2. in the event of non-acceptance, the seller may make use of his statutory rights. If the seller demands compensation, this shall amount to 15% of the purchase price. The compensation shall be set higher or lower if the Seller proves higher damages or the Buyer proves that lower damages or no damages at all have been incurred.
1. the object of purchase shall remain the property of the seller until the claims to which the seller is entitled on the basis of the purchase contract have been settled. if the buyer is a legal entity under public law, a special fund under public law or an entrepreneur who is acting in the exercise of his commercial or independent professional activity when concluding the contract, the retention of title shall also remain in force for claims of the seller against the buyer arising from the current business relationship until settlement of claims in connection with the purchase. At the request of the buyer, the seller is obliged to waive the retention of title if the buyer has indisputably fulfilled all claims in connection with the object of purchase and there is adequate security for the remaining claims from the ongoing business relationship. For the duration of the retention of title, the seller has the right to hold the registration certificate part II (vehicle registration document). 2.
2. if the buyer does not pay the purchase price and prices for ancillary services due or does not pay them in accordance with the contract, the seller may withdraw from the contract and/or demand compensation instead of performance in the event of culpable breach of duty by the buyer if he has unsuccessfully set the buyer a reasonable deadline for performance, unless the setting of a deadline is dispensable in accordance with the statutory provisions. If the seller is entitled to compensation instead of performance and takes back the object of purchase, the seller and buyer agree that the seller shall reimburse the usual sales value of the object of purchase at the time of taking it back. At the request of the buyer, which can only be expressed immediately after taking back the object of purchase, a publicly appointed and sworn expert, e.g. from Deutsche Auto- mobil Treuhand GmbH (DAT), will determine the usual sales value at the buyer’s discretion. The buyer shall bear the necessary costs of taking back and realising the object of purchase. The realisation costs amount to 5% of the usual sales value without proof. They shall be set higher or lower if the seller proves higher costs or the buyer proves that lower costs or no costs at all were incurred.

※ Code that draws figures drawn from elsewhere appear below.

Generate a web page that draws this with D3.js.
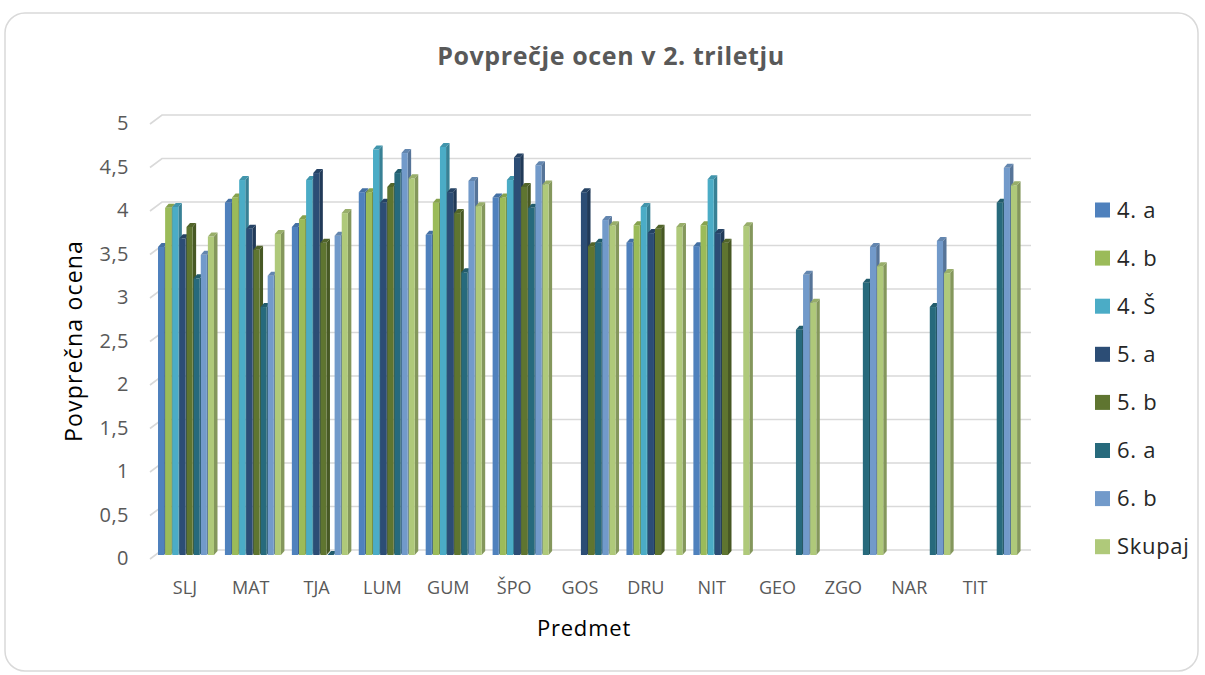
<!DOCTYPE html>
<html><head><meta charset="utf-8">
<script src="https://cdn.jsdelivr.net/npm/d3@7"></script>
<style>body{margin:0;background:#fff;} svg{display:block;}</style>
</head><body>
<script>
const categories = ["SLJ","MAT","TJA","LUM","GUM","ŠPO","GOS","DRU","NIT","GEO","ZGO","NAR","TIT"];
const seriesNames = ["4. a","4. b","4. Š","5. a","5. b","6. a","6. b","Skupaj"];
const s4a    = [3.54,4.05,3.77,4.17,3.68,4.11,null,3.59,3.55,null,null,null,null];
const s4b    = [3.99,4.11,3.86,4.17,4.05,4.11,null,3.79,3.79,null,null,null,null];
const s4S    = [4.00,4.31,4.31,4.66,4.69,4.31,null,4.00,4.32,null,null,null,null];
const s5a    = [3.64,3.75,4.39,4.05,4.17,4.57,4.17,3.70,3.70,null,null,null,null];
const s5b    = [3.77,3.51,3.59,4.23,3.93,4.23,3.55,3.75,3.59,null,null,null,null];
const s6a    = [3.18,2.85,0,4.39,3.25,3.99,3.59,null,null,2.59,3.13,2.85,4.05];
const s6b    = [3.45,3.21,3.67,4.62,4.30,4.48,3.85,null,null,3.22,3.54,3.61,4.45];
const sSkup  = [3.66,3.69,3.93,4.33,4.01,4.26,3.79,3.77,3.78,2.90,3.32,3.24,4.25];
const seriesValues = [s4a,s4b,s4S,s5a,s5b,s6a,s6b,sSkup];
const colors = ["#4F81BD","#9BBB59","#4BACC6","#2C4D75","#5F7530","#276A7C","#729ACA","#AFC97A"];
const yTicks = [0,0.5,1,1.5,2,2.5,3,3.5,4,4.5,5];
const fmt = v => String(v).replace(".", ",");

const W = 1205, H = 675;
const svg = d3.select("body").append("svg").attr("width", W).attr("height", H);
const FONT = "'Open Sans', sans-serif";

// chart border
svg.append("rect").attr("x", 5).attr("y", 13).attr("width", 1193).attr("height", 658)
  .attr("rx", 20).attr("fill", "#fff").attr("stroke", "#d9d9d9").attr("stroke-width", 1.5);

// title
svg.append("text").attr("x", 611).attr("y", 65).attr("text-anchor", "middle")
  .attr("font-family", FONT).attr("font-weight", "bold").attr("font-size", 25)
  .attr("letter-spacing", 0.6).attr("fill", "#595959").text("Povprečje ocen v 2. triletju");

// scales
const yBack = d3.scaleLinear().domain([0,5]).range([550,115]);
const yBar  = d3.scaleLinear().domain([0,5]).range([555,120]);
const depthX = 12, depthY = 9;
const xBack = d3.scaleBand().domain(categories).range([154, 1024]);
const xFront = d3.scaleBand().domain(categories).range([152, 1008]);
const xSer = d3.scaleBand().domain(seriesNames).range([4, 61]);

// gridlines
const grid = svg.append("g");
yTicks.forEach(t => {
  const yb = yBack(t);
  grid.append("path")
    .attr("d", `M${162-depthX},${yb+depthY} L162,${yb} L1031,${yb}`)
    .attr("fill", "none").attr("stroke", "#d9d9d9").attr("stroke-width", 1.6);
});

// y axis labels
svg.append("g").selectAll("text").data(yTicks).join("text")
  .attr("x", 129).attr("y", d => yBack(d) + depthY - 1).attr("dy", "0.35em")
  .attr("text-anchor", "end").attr("font-family", FONT).attr("font-size", 20)
  .attr("letter-spacing", 0.5).attr("fill", "#595959").text(d => fmt(d));

// x axis labels
svg.append("g").selectAll("text").data(categories).join("text")
  .attr("x", d => xFront(d) + xFront.bandwidth()/2).attr("y", 588).attr("dy", "0.35em")
  .attr("text-anchor", "middle").attr("font-family", FONT).attr("font-size", 18)
  .attr("fill", "#595959").text(d => d);

// axis titles
svg.append("text").attr("x", 584).attr("y", 628).attr("dy", "0.35em").attr("text-anchor", "middle")
  .attr("font-family", FONT).attr("font-size", 22).attr("letter-spacing", 0.8)
  .attr("fill", "#000").text("Predmet");
svg.append("text").attr("transform", "translate(74,341) rotate(-90)").attr("dy", "0.35em")
  .attr("text-anchor", "middle").attr("font-family", FONT).attr("font-size", 23)
  .attr("letter-spacing", 1.2).attr("fill", "#000").text("Povprečna ocena");

// bars (pseudo-3D)
const bw = xSer.bandwidth() - 1, dx = 3.5, dy = 4;
const barsG = svg.append("g");
categories.forEach((cat, ci) => {
  seriesNames.forEach((s, si) => {
    const v = seriesValues[si][ci];
    if (v === null) return;
    const x = xBack(cat) + xSer(s);
    const y0 = yBar(0), y1 = yBar(v);
    const c = d3.color(colors[si]);
    const g = barsG.append("g");
    g.append("path").attr("d", `M${x+bw},${y1} L${x+bw+dx},${y1-dy} L${x+bw+dx},${y0-dy} L${x+bw},${y0} Z`)
      .attr("fill", c.darker(0.8).toString());
    g.append("rect").attr("x", x).attr("y", y1).attr("width", bw).attr("height", y0 - y1)
      .attr("fill", c.toString());
    g.append("path").attr("d", `M${x},${y1} L${x+bw},${y1} L${x+bw+dx},${y1-dy} L${x+dx},${y1-dy} Z`)
      .attr("fill", c.darker(0.4).toString());
  });
});

// legend
const leg = svg.append("g");
seriesNames.forEach((s, i) => {
  const y = 210 + i * 48.1;
  leg.append("rect").attr("x", 1095).attr("y", y - 7.5).attr("width", 15).attr("height", 15)
    .attr("fill", colors[i]);
  leg.append("text").attr("x", 1117).attr("y", y).attr("dy", "0.35em")
    .attr("font-family", FONT).attr("font-size", 22).attr("letter-spacing", 0.7)
    .attr("fill", "#262626").text(s);
});
</script>
</body></html>
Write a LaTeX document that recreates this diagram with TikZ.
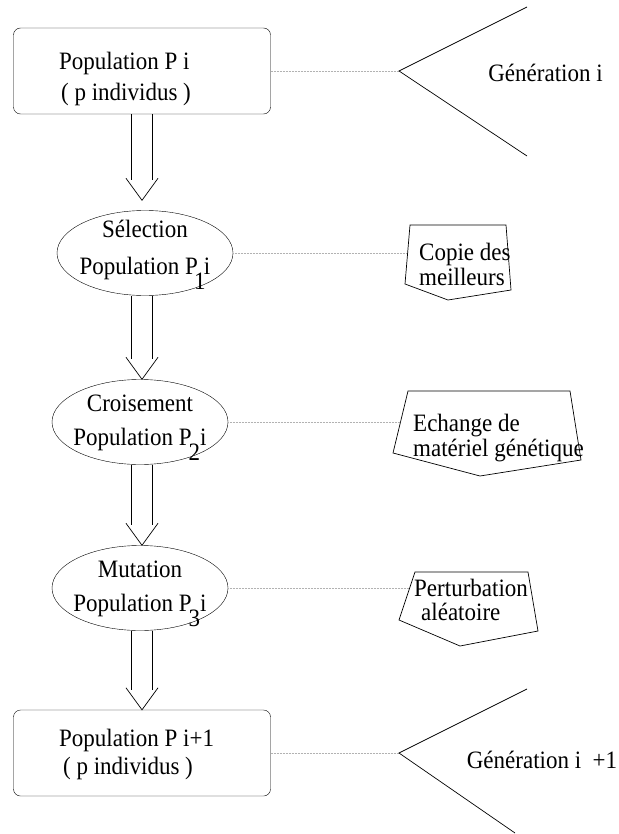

3. as long as the retention of title exists, the buyer may neither dispose of the object of purchase nor grant third parties contractual use.
1. claims of the buyer due to material defects shall become statute-barred in accordance with the statutory provisions two years after delivery of the object of purchase. 2 In deviation from this, a limitation period of one year shall apply if the buyer is a legal entity under public law, a special fund under public law or an entrepreneur who is acting in the exercise of his commercial or independent professional activity when concluding the contract.
2. the shortening of the limitation period in clause 1, sentence 2 shall not apply to damages based on a grossly negligent or intentional breach of obligations by the seller, his legal representative or his vicarious agent or in the event of injury to life, limb or health.
3. if the seller is liable under the statutory provisions for damage caused by slight negligence, the seller’s liability shall be limited: liability shall only exist in the event of a breach of material contractual obligations, such as those which the purchase contract intends to impose on the seller in accordance with its content and purpose or the fulfilment of which is essential for the proper execution of the purchase contract and on the observance of which the buyer regularly relies and may rely. This liability is limited to the typical damage foreseeable at the time of conclusion of the contract. The personal liability of the legal representatives, vicarious agents and employees of the seller for damage caused by them through slight negligence is excluded. Clause 2 of this section applies accordingly to the aforementioned limitation of liability and the aforementioned exclusion of liability.
(4) Irrespective of any fault on the part of the seller, any liability of the seller in the event of fraudulent concealment of a defect, from the assumption of a guarantee or a procurement risk and under the Product Liability Act shall remain unaffected.
5. if a defect is to be rectified, the following shall apply: a) The Buyer may assert claims for rectification of defects with the Seller or with other companies recognised by the manufacturer/importer for the care of the object of purchase; in the latter case, the Buyer must inform the Seller of this immediately if the first rectification of defects was unsuccessful. In the case of verbal notification of claims, the buyer must be given written confirmation of receipt of the notification. b) If the object of purchase becomes inoperable due to a material defect, the buyer must contact the nearest service centre to the location of the inoperable object of purchase that is recognised by the manufacturer/importer for the care of the object of purchase. c) The buyer may assert claims for material defects based on the purchase contract for the parts installed to remedy the defect until the expiry of the limitation period for the object of purchase. d) Replaced parts become the property of the seller.
1. other claims of the customer which are not regulated in Section VII “Liability for material defects” shall become statute-barred within the regular limitation period.
2. liability for delay in delivery is regulated in Section IV “Delivery and delay in delivery”. For other claims for damages against the seller, the provisions in Section VII “Liability for material defects”, Clauses 3 and 4 shall apply accordingly.
1. the exclusive place of jurisdiction for all present and future claims arising from the business relationship with merchants, including bill of exchange and cheque claims, shall be the registered office of the seller.
2. the same place of jurisdiction shall apply if the buyer has no general place of jurisdiction in Germany, moves his domicile or usual place of residence out of Germany after conclusion of the contract or his domicile or usual place of residence is not known at the time the action is filed. Otherwise, the place of jurisdiction for claims of the seller against the buyer shall be the buyer’s place of residence.
The seller will not participate in a dispute settlement procedure before a consumer arbitration board within the meaning of the VSBG and is not obliged to do so.